I've tried it out with Windows 2K and it works a treat (media is currently formatted as FAT2).
GNU/Linux (Debian) picks up the SCSI card and the device OK (i.e. everything shows up in /proc/scsi as it should) with the adapter being scsi0 and the drive is on LUN 5.
I've installed the scsitools package http://packages.debian.org/stable/utils/scsitools.html and run scsidev.
And now I'm stuck, I presume I need to mount the drive with something like;
mount -t vfat /dev/??? /mnt/orb2
but what device name should use (or how do I find out)?
Regards,
Keith ____________ Say nothing and saw wood. Vermont Saying
From: Keith Watson
GNU/Linux (Debian) picks up the SCSI card and the device OK (i.e. everything shows up in /proc/scsi as it should) with the adapter being scsi0 and the drive is on LUN 5.
Here I go, answering my own posts now! (only way to get sensible answers? :o) )
spot the deliberate mistake I meant ID 5, LUN 0, i.e. scsi0, channel 0, id 5, lun 0
Keith ____________ Sushi! - its not fresh, its raw.
From: Keith Watson
From: Keith Watson
GNU/Linux (Debian) picks up the SCSI card and the device OK (i.e. everything shows up in /proc/scsi as it should) with the adapter being scsi0 and the drive is on LUN 5.
Here I go, answering my own posts now! (only way to get sensible answers? :o) )
spot the deliberate mistake I meant ID 5, LUN 0, i.e. scsi0, channel 0, id 5, lun 0
Subsidiary question: (NB marks will only be awarded is the main question is also answered)
I have 2 IDE disks attached - hda & hdb, so should the SCSI drive show up as sda or sdc?
Keith ____________ A ship in the harbour is safe... but that's not what ships were made for.

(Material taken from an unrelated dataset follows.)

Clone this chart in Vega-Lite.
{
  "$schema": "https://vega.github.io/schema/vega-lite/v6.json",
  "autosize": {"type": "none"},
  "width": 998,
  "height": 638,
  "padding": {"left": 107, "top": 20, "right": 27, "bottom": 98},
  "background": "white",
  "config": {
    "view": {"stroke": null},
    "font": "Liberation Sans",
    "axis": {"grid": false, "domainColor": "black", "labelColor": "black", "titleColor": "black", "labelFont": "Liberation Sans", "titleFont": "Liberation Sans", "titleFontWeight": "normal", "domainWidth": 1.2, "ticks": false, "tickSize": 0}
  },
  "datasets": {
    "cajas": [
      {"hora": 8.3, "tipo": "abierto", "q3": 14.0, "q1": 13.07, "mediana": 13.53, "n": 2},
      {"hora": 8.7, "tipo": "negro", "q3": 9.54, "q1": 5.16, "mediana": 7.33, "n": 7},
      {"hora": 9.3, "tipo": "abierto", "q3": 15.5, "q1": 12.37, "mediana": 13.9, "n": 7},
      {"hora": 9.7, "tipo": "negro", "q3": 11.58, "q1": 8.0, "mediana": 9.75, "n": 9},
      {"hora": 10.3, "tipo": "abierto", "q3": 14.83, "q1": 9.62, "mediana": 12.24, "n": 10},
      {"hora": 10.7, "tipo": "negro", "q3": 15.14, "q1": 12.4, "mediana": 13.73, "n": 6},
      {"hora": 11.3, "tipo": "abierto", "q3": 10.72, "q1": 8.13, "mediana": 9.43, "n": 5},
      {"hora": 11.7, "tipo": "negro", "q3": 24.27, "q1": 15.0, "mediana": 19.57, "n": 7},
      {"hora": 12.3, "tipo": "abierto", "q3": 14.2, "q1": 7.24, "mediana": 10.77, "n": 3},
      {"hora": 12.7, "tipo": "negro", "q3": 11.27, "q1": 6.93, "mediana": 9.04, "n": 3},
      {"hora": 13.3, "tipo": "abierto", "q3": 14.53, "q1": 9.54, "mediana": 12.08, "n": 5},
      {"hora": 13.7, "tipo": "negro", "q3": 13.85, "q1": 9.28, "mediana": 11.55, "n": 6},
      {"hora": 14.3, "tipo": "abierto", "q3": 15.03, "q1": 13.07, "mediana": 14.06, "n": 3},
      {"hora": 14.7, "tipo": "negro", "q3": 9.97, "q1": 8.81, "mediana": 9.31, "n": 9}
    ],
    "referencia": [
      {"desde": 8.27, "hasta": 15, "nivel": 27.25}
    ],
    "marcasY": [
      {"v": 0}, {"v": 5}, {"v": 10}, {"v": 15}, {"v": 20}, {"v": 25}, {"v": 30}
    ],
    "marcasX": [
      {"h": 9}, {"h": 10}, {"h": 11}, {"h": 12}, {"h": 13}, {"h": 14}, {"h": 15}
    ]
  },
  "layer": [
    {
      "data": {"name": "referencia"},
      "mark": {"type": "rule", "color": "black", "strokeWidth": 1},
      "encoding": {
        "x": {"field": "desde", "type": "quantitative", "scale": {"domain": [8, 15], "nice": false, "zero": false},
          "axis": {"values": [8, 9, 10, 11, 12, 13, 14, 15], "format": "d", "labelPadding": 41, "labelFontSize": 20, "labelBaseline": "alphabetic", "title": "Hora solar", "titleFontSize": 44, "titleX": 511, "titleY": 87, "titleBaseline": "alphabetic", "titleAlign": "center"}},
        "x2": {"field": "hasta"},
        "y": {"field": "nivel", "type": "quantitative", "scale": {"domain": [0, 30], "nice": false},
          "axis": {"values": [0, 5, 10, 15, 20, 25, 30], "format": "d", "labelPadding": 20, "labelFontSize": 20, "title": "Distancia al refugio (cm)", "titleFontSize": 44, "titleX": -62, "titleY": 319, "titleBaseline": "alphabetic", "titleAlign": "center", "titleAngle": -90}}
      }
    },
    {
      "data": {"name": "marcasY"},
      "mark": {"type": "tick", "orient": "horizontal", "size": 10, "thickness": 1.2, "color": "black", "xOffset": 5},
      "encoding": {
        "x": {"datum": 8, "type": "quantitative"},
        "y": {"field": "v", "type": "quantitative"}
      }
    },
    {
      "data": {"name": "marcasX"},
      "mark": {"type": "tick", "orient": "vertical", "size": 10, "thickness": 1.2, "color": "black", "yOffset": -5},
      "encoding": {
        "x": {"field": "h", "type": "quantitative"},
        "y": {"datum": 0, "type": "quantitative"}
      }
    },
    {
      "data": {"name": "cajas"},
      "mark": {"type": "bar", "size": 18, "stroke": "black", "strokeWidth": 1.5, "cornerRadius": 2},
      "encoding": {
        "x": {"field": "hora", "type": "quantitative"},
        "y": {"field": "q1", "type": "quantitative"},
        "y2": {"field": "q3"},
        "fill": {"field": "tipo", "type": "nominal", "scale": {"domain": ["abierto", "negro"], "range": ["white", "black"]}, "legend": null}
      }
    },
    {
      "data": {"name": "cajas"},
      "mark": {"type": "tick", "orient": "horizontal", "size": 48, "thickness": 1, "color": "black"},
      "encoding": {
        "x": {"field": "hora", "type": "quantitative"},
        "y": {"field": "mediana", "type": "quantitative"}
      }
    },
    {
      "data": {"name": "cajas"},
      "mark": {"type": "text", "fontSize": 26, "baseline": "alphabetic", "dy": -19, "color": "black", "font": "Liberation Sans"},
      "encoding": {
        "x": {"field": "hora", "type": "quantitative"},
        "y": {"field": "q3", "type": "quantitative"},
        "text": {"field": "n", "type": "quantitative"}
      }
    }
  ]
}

On Tue, 2003-06-03 at 14:43, Keith Watson wrote:
From: Keith Watson
From: Keith Watson
GNU/Linux (Debian) picks up the SCSI card and the device OK (i.e. everything shows up in /proc/scsi as it should) with the adapter being scsi0 and the drive is on LUN 5.
Here I go, answering my own posts now! (only way to get sensible answers? :o) )
spot the deliberate mistake I meant ID 5, LUN 0, i.e. scsi0, channel 0, id 5, lun 0
Subsidiary question: (NB marks will only be awarded is the main question is also answered)
I have 2 IDE disks attached - hda & hdb, so should the SCSI drive show up as sda or sdc?
Making the big leap and assuming all modules have loaded correctly you should be able to mount /dev/sda0 and all will work. Naming is similar to ide.
sd -> scsi disk a -> first disk detected on chain 0 -> partition 0
You can check what scsi devices have been seen by looking in /proc/scsi/ cat the scsi file and you should see all devices that are on the scsi sub system listed. An example from my system.
Attached devices: Host: scsi0 Channel: 00 Id: 06 Lun: 00 Vendor: YAMAHA Model: CRW4260 Rev: 1.0f Type: CD-ROM ANSI SCSI revision: 02
From: Douglas Willis
...snip...
Making the big leap and assuming all modules have loaded correctly you should be able to mount /dev/sda0 and all will work. Naming is similar to ide.
...snip...
Ah! there you have it Douglas, 1st make sure that you have scsi disk support in the kernel (more lumps on the forehead! :o) )
However once you do it all bursts into life, run scsidev and a message pops up saying there's now a disk on sda.
All of which means, as it's an exchangeable device, that I now have to seriously get to grips with automount and autofs, which I have been putting off for too long.